— START OF Given material —

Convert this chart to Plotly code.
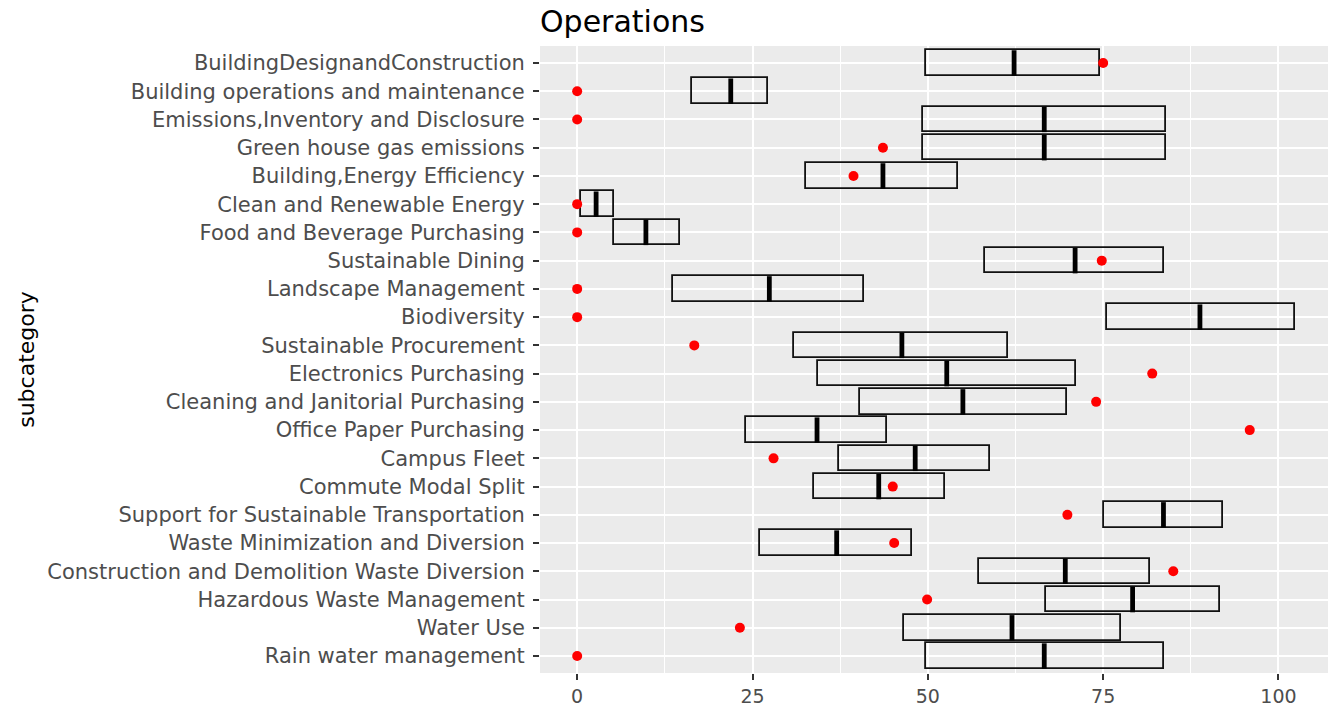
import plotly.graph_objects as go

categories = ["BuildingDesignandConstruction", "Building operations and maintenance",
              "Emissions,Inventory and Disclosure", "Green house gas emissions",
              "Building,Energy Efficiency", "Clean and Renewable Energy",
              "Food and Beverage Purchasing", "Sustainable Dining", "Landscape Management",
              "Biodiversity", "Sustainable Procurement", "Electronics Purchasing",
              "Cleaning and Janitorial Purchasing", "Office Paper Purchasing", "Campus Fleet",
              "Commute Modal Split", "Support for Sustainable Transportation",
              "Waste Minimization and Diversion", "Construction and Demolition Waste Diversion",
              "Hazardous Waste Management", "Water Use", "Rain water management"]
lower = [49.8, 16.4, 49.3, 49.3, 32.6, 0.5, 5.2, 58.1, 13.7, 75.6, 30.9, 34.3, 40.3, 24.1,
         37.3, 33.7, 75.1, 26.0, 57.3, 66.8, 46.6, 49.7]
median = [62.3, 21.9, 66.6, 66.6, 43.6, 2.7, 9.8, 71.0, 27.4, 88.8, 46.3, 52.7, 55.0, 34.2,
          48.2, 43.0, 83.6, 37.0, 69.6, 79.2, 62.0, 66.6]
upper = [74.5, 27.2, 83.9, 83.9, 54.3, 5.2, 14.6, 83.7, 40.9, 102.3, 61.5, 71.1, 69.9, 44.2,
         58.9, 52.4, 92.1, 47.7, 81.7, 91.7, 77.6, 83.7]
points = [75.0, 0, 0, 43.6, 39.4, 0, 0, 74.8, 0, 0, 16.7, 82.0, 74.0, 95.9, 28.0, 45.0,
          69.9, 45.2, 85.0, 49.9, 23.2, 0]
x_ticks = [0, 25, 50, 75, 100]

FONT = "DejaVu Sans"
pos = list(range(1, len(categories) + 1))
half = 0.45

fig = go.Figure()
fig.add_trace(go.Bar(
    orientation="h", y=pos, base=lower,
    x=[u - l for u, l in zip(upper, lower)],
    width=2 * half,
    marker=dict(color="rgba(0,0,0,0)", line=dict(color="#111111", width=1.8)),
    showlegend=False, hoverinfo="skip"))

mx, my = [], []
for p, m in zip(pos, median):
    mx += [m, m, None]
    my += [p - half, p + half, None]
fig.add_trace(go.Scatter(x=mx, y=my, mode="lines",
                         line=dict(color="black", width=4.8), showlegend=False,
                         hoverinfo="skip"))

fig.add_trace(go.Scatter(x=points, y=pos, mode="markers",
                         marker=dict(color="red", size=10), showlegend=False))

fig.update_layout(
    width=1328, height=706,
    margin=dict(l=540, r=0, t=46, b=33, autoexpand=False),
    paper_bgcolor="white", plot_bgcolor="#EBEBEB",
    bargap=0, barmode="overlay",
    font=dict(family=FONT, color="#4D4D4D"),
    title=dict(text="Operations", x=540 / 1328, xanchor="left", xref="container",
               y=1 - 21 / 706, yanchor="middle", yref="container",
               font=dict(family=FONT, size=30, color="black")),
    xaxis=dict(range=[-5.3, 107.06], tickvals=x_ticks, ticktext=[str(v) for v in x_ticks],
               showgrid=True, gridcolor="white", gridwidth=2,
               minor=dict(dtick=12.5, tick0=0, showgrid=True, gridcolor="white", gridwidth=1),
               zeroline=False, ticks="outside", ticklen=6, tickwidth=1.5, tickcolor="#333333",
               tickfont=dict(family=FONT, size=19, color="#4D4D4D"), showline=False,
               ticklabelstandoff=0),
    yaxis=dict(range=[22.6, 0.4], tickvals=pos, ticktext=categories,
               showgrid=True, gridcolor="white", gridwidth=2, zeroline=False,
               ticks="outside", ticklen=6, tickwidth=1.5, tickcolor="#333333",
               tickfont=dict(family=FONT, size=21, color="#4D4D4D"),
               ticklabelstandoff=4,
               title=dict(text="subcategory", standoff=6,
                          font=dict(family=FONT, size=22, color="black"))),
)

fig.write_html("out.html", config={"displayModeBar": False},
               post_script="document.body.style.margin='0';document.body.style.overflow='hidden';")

— END OF Given material —

Problem description: Copy out all of the data word for word. Do not carry over any picture.

Response below:
Convert this chart to Plotly code.
import plotly.graph_objects as go

categories = ["BuildingDesignandConstruction", "Building operations and maintenance",
              "Emissions,Inventory and Disclosure", "Green house gas emissions",
              "Building,Energy Efficiency", "Clean and Renewable Energy",
              "Food and Beverage Purchasing", "Sustainable Dining", "Landscape Management",
              "Biodiversity", "Sustainable Procurement", "Electronics Purchasing",
              "Cleaning and Janitorial Purchasing", "Office Paper Purchasing", "Campus Fleet",
              "Commute Modal Split", "Support for Sustainable Transportation",
              "Waste Minimization and Diversion", "Construction and Demolition Waste Diversion",
              "Hazardous Waste Management", "Water Use", "Rain water management"]
lower = [49.8, 16.4, 49.3, 49.3, 32.6, 0.5, 5.2, 58.1, 13.7, 75.6, 30.9, 34.3, 40.3, 24.1,
         37.3, 33.7, 75.1, 26.0, 57.3, 66.8, 46.6, 49.7]
median = [62.3, 21.9, 66.6, 66.6, 43.6, 2.7, 9.8, 71.0, 27.4, 88.8, 46.3, 52.7, 55.0, 34.2,
          48.2, 43.0, 83.6, 37.0, 69.6, 79.2, 62.0, 66.6]
upper = [74.5, 27.2, 83.9, 83.9, 54.3, 5.2, 14.6, 83.7, 40.9, 102.3, 61.5, 71.1, 69.9, 44.2,
         58.9, 52.4, 92.1, 47.7, 81.7, 91.7, 77.6, 83.7]
points = [75.0, 0, 0, 43.6, 39.4, 0, 0, 74.8, 0, 0, 16.7, 82.0, 74.0, 95.9, 28.0, 45.0,
          69.9, 45.2, 85.0, 49.9, 23.2, 0]
x_ticks = [0, 25, 50, 75, 100]

FONT = "DejaVu Sans"
pos = list(range(1, len(categories) + 1))
half = 0.45

fig = go.Figure()
fig.add_trace(go.Bar(
    orientation="h", y=pos, base=lower,
    x=[u - l for u, l in zip(upper, lower)],
    width=2 * half,
    marker=dict(color="rgba(0,0,0,0)", line=dict(color="#111111", width=1.8)),
    showlegend=False, hoverinfo="skip"))

mx, my = [], []
for p, m in zip(pos, median):
    mx += [m, m, None]
    my += [p - half, p + half, None]
fig.add_trace(go.Scatter(x=mx, y=my, mode="lines",
                         line=dict(color="black", width=4.8), showlegend=False,
                         hoverinfo="skip"))

fig.add_trace(go.Scatter(x=points, y=pos, mode="markers",
                         marker=dict(color="red", size=10), showlegend=False))

fig.update_layout(
    width=1328, height=706,
    margin=dict(l=540, r=0, t=46, b=33, autoexpand=False),
    paper_bgcolor="white", plot_bgcolor="#EBEBEB",
    bargap=0, barmode="overlay",
    font=dict(family=FONT, color="#4D4D4D"),
    title=dict(text="Operations", x=540 / 1328, xanchor="left", xref="container",
               y=1 - 21 / 706, yanchor="middle", yref="container",
               font=dict(family=FONT, size=30, color="black")),
    xaxis=dict(range=[-5.3, 107.06], tickvals=x_ticks, ticktext=[str(v) for v in x_ticks],
               showgrid=True, gridcolor="white", gridwidth=2,
               minor=dict(dtick=12.5, tick0=0, showgrid=True, gridcolor="white", gridwidth=1),
               zeroline=False, ticks="outside", ticklen=6, tickwidth=1.5, tickcolor="#333333",
               tickfont=dict(family=FONT, size=19, color="#4D4D4D"), showline=False,
               ticklabelstandoff=0),
    yaxis=dict(range=[22.6, 0.4], tickvals=pos, ticktext=categories,
               showgrid=True, gridcolor="white", gridwidth=2, zeroline=False,
               ticks="outside", ticklen=6, tickwidth=1.5, tickcolor="#333333",
               tickfont=dict(family=FONT, size=21, color="#4D4D4D"),
               ticklabelstandoff=4,
               title=dict(text="subcategory", standoff=6,
                          font=dict(family=FONT, size=22, color="black"))),
)

fig.write_html("out.html", config={"displayModeBar": False},
               post_script="document.body.style.margin='0';document.body.style.overflow='hidden';")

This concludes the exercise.